Episodic Memory-Guided Controllable Experience Synthesis for Reinforcement Learning
Abstract
In real-world scenarios, data collection for reinforcement learning (RL) is often constrained by safety concerns and high costs, resulting in limited data availability. Diffusion models (DMs) have recently demonstrated remarkable capabilities in capturing complex distributions, making data augmentation a promising approach. However, existing DM-based data augmentation methods still suffer from the limited quality of synthesized data for downstream RL tasks. To overcome this limitation, we propose a novel method called episodic memory-guided controllable experience synthesizer (EMCES). EMCES incorporates an episodic memory-based controllable DM with informative yet concise conditions constructed by episodic memory (EM).
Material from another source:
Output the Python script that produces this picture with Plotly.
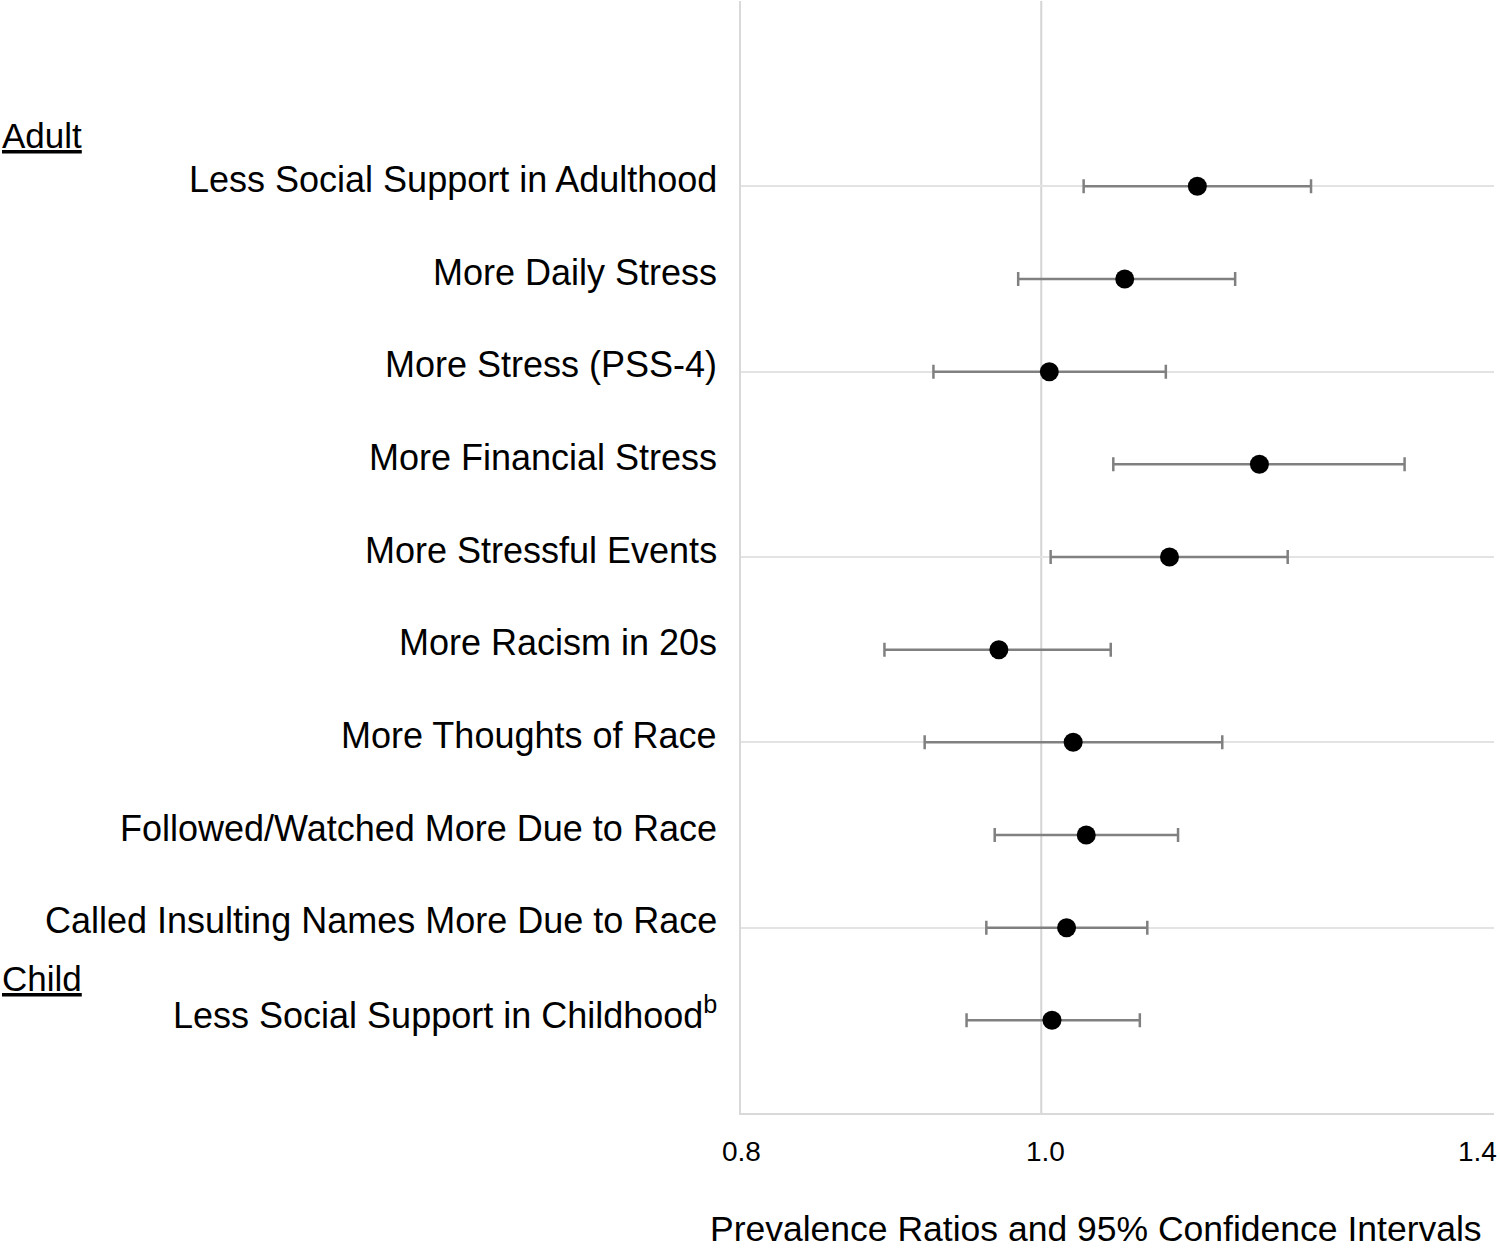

To guide the synthesis toward high-quality data, we propose an EM-prioritized condition sampling strategy that leverages EM-based temporal-difference errors to focus generation on data most helpful for RL. Furthermore, we introduce a hashing-based state representation for EM to improve its efficiency and further boost the quality of synthetic data. To the best of our knowledge, EMCES is the first work to incorporate EM into controllable DMs and to leverage EM for guiding data synthesis in RL. Experimental results across multiple environments demonstrate that EMCES significantly improves the quality of the synthetic data, thereby improving the performance of several state-of-the-art RL algorithms.